You drill the bucket first to ensure that the base of the bucket is level.
Cover hole in base of bucket with tape
Fill bucket with sand to keep the shape of the bucket while cutting – important
Cut the bucket with an angle grinder or other cutting instrument
File the top of the bucket to remove roughness
Use a knife to round the edges
Use an abrasive (scotchbrite or sand paper) to further smooth the bucket
Attaching the scooter wheel:
I use a wooden template that was made to automatically centre. This isn’t really viable for one or two wheels so an alternative method is needed. The easiest way is to use cable ties. I personally dislike cable ties and think it is a pikey way of doing things, but needs must. Besides, it makes changing the bearings easier.
With the wheel placed on the back of the bucket, measure the distance from the edge of the wheel to the outside of the bucket. When the distance is the same all around, using a drill place the drill bit through the “spokes of the scooter wheel and drill a number of pairs of holes between the spokes of the wheels. You are aiming to not drill the wheel, but to drill the bucket. You want the label of the scooter wheel to face inwards for aesthetics.
Then you zip cable ties through the holes with the ties looped through the wheel so that the ends of the ties are at the back of the wheel. Measure that the wheel is central again adjusting where necessary.
Making the stand:
Cut the inner and outer legs and the vertical piece to size.

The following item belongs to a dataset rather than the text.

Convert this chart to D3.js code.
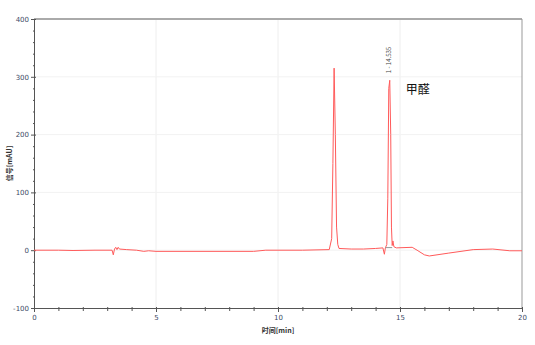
<!DOCTYPE html>
<html>
<head>
<meta charset="utf-8">
<script src="https://cdn.jsdelivr.net/npm/d3@7"></script>
<style>
  body { margin: 0; background: #fff; }
  svg { display: block; font-family: "Noto Sans CJK SC", "DejaVu Sans", sans-serif; }
</style>
</head>
<body>
<div class="chrom"></div>
<script>
// chromatogram trace
const times = [0, 1, 1.6, 2.5, 3.2, 3.25, 3.3, 3.35, 3.4, 3.45, 3.5, 3.8, 4.2, 4.5, 4.7, 5, 9, 9.5, 11, 12.1,
  12.2, 12.25, 12.3, 12.35, 12.4, 12.45, 12.5, 13, 13.5, 14, 14.3, 14.36, 14.4, 14.46, 14.5, 14.54, 14.58,
  14.62, 14.65, 14.68, 14.71, 14.75, 14.85, 15.5, 15.7, 16.0, 16.2, 17, 18, 18.8, 19.5, 20];
const signal = [0, 0, -0.5, 0, 0, -8, 2, 5, 1, 5, 2, 1, 0, -2, -1, -2, -2, 0, 0, 1,
  20, 150, 315, 200, 40, 10, 3, 2, 2, 3, 4, -7, 4, 10, 90, 280, 294,
  200, 40, 8, 16, 6, 4, 5, 0, -8, -10, -5, 1, 2, -1, -1];

const xTicks = [0, 5, 10, 15, 20];
const yTicks = [-100, 0, 100, 200, 300, 400];
const peakLabel = "1 - 14.535";
const peakName = "甲醛";
const peakTime = 14.58, peakHeight = 294;
const baseSeg = [[14.4, 4.5], [14.68, 4.5]];

const render_chrom = () => {
    const width = 535, height = 345;
    const margin = { top: 19, right: 13, bottom: 37, left: 34 };

    const svg = d3.select('.chrom').append('svg')
        .attr('width', width)
        .attr('height', height);

    const x = d3.scaleLinear().domain([0, 20]).range([margin.left, width - margin.right]);
    const y = d3.scaleLinear().domain([-100, 400]).range([height - margin.bottom, margin.top]);

    // faint grid
    svg.append('g').selectAll('line')
        .data(xTicks.slice(1, -1))
        .join('line')
        .attr('x1', d => x(d)).attr('x2', d => x(d))
        .attr('y1', y(400)).attr('y2', y(-100))
        .attr('stroke', '#eeeeee');
    svg.append('g').selectAll('line')
        .data(yTicks.slice(1, -1))
        .join('line')
        .attr('x1', x(0)).attr('x2', x(20))
        .attr('y1', d => y(d)).attr('y2', d => y(d))
        .attr('stroke', '#f2f2f2');

    // frame: top and right
    svg.append('line')
        .attr('x1', x(0)).attr('x2', x(20)).attr('y1', y(400)).attr('y2', y(400))
        .attr('stroke', '#aaaaaa').attr('stroke-width', 2);
    svg.append('line')
        .attr('x1', x(20)).attr('x2', x(20)).attr('y1', y(400)).attr('y2', y(-100))
        .attr('stroke', '#999999');

    // bottom axis
    const gx = svg.append('g')
        .attr('transform', `translate(0,${y(-100)})`)
        .call(d3.axisBottom(x).tickValues(d3.range(0, 20.01, 1))
            .tickSize(3).tickSizeOuter(0)
            .tickFormat(d => xTicks.includes(d) ? d : ''));
    gx.select('.domain').attr('stroke', '#555');
    gx.selectAll('.tick line').attr('stroke', '#555').attr('y1', -1)
        .attr('y2', d => xTicks.includes(d) ? 4 : 3);
    gx.selectAll('.tick text').attr('fill', '#3d4a66').attr('font-size', 7)
        .attr('font-family', 'DejaVu Sans').attr('dy', '0.9em');

    // left axis
    const gy = svg.append('g')
        .attr('transform', `translate(${x(0)},0)`)
        .call(d3.axisLeft(y).tickValues(d3.range(-100, 400.1, 20))
            .tickSize(2).tickSizeOuter(0)
            .tickFormat(d => yTicks.includes(d) ? d : ''));
    gy.select('.domain').attr('stroke', '#555');
    gy.selectAll('.tick line').attr('stroke', '#555')
        .attr('x1', d => yTicks.includes(d) ? 2 : 1)
        .attr('x2', d => yTicks.includes(d) ? -3 : -1);
    gy.selectAll('.tick text').attr('fill', '#3d4a66').attr('font-size', 7)
        .attr('font-family', 'DejaVu Sans').attr('x', -5);

    // axis titles
    svg.append('text')
        .attr('transform', `translate(12,${(y(400) + y(-100)) / 2}) rotate(-90)`)
        .attr('text-anchor', 'middle')
        .attr('font-size', 7).attr('font-weight', 'bold').attr('fill', '#333')
        .text('信号[mAU]');
    svg.append('text')
        .attr('x', x(10)).attr('y', 333)
        .attr('text-anchor', 'middle')
        .attr('font-size', 7).attr('font-weight', 'bold').attr('fill', '#333')
        .text('时间[min]');

    // trace
    const pts = times.map((t, i) => [t, signal[i]]);
    svg.append('path')
        .datum(pts)
        .attr('fill', 'none')
        .attr('stroke', '#ff5a5a')
        .attr('stroke-width', 1)
        .attr('d', d3.line().x(d => x(d[0])).y(d => y(d[1])));

    // integration baseline
    svg.append('path')
        .datum(baseSeg)
        .attr('fill', 'none')
        .attr('stroke', '#999')
        .attr('stroke-width', 1)
        .attr('d', d3.line().x(d => x(d[0])).y(d => y(d[1])));

    // peak annotation
    svg.append('text')
        .attr('transform', `translate(${x(peakTime) + 1},${y(peakHeight) - 7}) rotate(-90)`)
        .attr('font-size', 6).attr('fill', '#444')
        .text(peakLabel);
    svg.append('text')
        .attr('x', x(peakTime) + 16).attr('y', y(peakHeight) + 14)
        .attr('font-size', 12).attr('fill', '#111')
        .text(peakName);
};

render_chrom();
</script>
</body>
</html>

Drill an 8mm hole in the vertical part of the stand – I use wood drill bits as they are less likely to split the wood than metal drill bits.

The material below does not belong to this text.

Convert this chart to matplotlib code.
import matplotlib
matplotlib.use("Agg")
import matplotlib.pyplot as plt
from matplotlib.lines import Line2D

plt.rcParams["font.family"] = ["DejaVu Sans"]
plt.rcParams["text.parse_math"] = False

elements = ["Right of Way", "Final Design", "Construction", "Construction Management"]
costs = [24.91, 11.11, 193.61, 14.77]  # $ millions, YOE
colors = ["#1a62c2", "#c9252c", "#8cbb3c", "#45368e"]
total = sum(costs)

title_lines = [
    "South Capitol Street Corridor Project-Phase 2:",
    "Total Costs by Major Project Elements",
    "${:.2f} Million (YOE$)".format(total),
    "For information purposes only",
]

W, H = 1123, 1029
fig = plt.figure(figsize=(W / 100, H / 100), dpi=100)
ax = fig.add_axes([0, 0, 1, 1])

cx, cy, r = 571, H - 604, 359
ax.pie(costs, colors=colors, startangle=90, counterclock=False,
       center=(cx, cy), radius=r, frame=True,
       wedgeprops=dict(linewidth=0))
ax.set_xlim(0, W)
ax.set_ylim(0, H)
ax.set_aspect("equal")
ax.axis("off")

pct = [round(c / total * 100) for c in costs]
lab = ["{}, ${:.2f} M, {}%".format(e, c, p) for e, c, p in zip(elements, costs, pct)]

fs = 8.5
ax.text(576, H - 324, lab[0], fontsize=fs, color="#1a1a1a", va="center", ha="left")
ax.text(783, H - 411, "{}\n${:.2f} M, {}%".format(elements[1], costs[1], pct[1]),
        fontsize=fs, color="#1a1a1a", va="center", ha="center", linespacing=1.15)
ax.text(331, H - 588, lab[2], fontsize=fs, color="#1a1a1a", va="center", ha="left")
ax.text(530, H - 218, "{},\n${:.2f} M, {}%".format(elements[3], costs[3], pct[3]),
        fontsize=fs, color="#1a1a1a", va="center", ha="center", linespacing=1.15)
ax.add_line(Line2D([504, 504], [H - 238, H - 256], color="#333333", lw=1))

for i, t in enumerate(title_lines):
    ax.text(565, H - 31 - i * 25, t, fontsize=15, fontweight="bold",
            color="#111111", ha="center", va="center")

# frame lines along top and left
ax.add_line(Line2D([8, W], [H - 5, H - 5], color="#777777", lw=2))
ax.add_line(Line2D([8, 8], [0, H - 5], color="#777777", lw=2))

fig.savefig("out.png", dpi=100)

Place the M8 by 70mm bolt through the holes with a washer either side of the stand. Add a nyloc nut to secure the bolt.
Assemble the stand by placing the inner legs into the tee, then the 90 degree bends, then the outer legs. It is important that all casting marks on the bends face the floor so that the stand looks as aesthetically pleasing as possible. The same goes for marks in the pipe.
You can use a few options for securing the stand, the easiest and quickest is solvent plumbers cement. I also use some pop rivets to add a mechanical fixing to the stand, you could use screws or just glue. It is important that you use something though.

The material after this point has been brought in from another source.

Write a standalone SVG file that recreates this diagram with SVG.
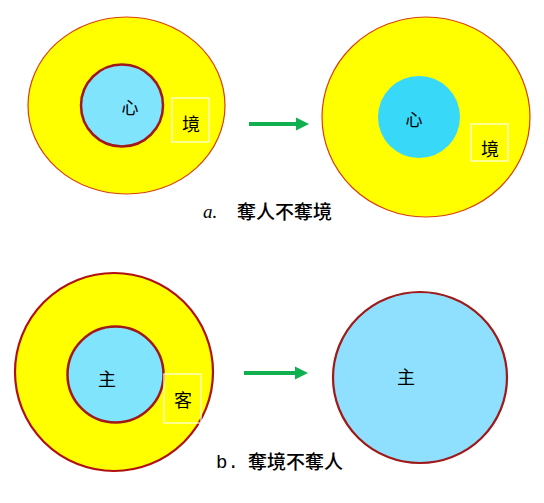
<svg xmlns="http://www.w3.org/2000/svg" width="544" height="503" viewBox="0 0 544 503">
<defs>
<style>
.outer{fill:#ffff00;stroke:#d84010;stroke-width:1.2}
.outer2{fill:#ffff00;stroke:#b01010;stroke-width:2.2}
.inner{fill:#80e4fc;stroke:#a01818;stroke-width:2.5}
.box{fill:none;stroke:#fffff0;stroke-width:1.2}
.t{font-family:"Noto Sans CJK TC","Noto Sans CJK SC",sans-serif;fill:#000;text-anchor:middle;dominant-baseline:central}
.lbl{font-family:"Noto Sans CJK TC","Noto Sans CJK SC",sans-serif;font-size:19px;font-weight:500;fill:#000}
.arr{stroke:#10b050;stroke-width:4;fill:none}
.ah{fill:#10b050}
</style>
</defs>
<rect width="544" height="503" fill="#fff"/>
<g id="a-left">
<ellipse class="outer" cx="126.5" cy="105.5" rx="98.5" ry="88.5"/>
<circle class="inner" cx="122" cy="105.5" r="41"/>
<text class="t" x="130" y="106" font-size="17">心</text>
<rect class="box" x="172" y="98" width="37" height="44"/>
<text class="t" x="191" y="123" font-size="18">境</text>
</g>
<g id="a-right">
<ellipse class="outer" cx="426" cy="117" rx="104" ry="100"/>
<circle cx="419" cy="117" r="41" fill="#38d8f8"/>
<text class="t" x="414" y="118" font-size="17">心</text>
<rect class="box" x="471" y="124" width="37" height="37"/>
<text class="t" x="490" y="148" font-size="18">境</text>
</g>
<g id="b-left">
<circle class="outer2" cx="114" cy="372" r="99"/>
<circle class="inner" cx="115.5" cy="374.5" r="48"/>
<text class="t" x="107" y="378" font-size="18">主</text>
<rect class="box" x="164" y="374" width="37" height="49"/>
<text class="t" x="183" y="399" font-size="18">客</text>
</g>
<g id="b-right">
<ellipse cx="420" cy="377.5" rx="87" ry="85.5" fill="#8ee0fe" stroke="#a01818" stroke-width="2.2"/>
<text class="t" x="406" y="376" font-size="18">主</text>
</g>
<g id="connectors">
<line class="arr" x1="249" y1="124" x2="298" y2="124"/>
<polygon class="ah" points="296,117.5 309,124 296,130.5"/>
<line class="arr" x1="244" y1="373" x2="297" y2="373"/>
<polygon class="ah" points="295,366.5 308,373 295,379.5"/>
</g>
<g id="labels">
<text x="203" y="218" font-family="Liberation Serif,serif" font-style="italic" font-size="19">a.</text>
<text class="lbl" x="237" y="219">奪人不奪境</text>
<text x="216" y="468" font-family="Liberation Mono,monospace" font-size="19">b.</text>
<text class="lbl" x="248" y="469">奪境不奪人</text>
</g>
</svg>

The stand should be tilted backwards. This is to compensate for the angle of the bucket/tub/bowl the wheel should tilt backwards slightly. If you have ever watched a ‘hog running on a wheel tilted forwards, you’ll understand why.
When you attach the bucket to the stand, you place hole in the middle of the scooter wheel (the bearing) onto the bolt on the stand. The scooter wheel has two bearings and a spacer inside it, sometimes this spacer can become dislodged and will need aligning, you can do this by simply inserting something through the bearing to line it up. You then fit a spacer to allow the wheel to turn and spacing the nut away from the bucket. Then comes the nut. I use a stainless steel dome nut to keep things tidy.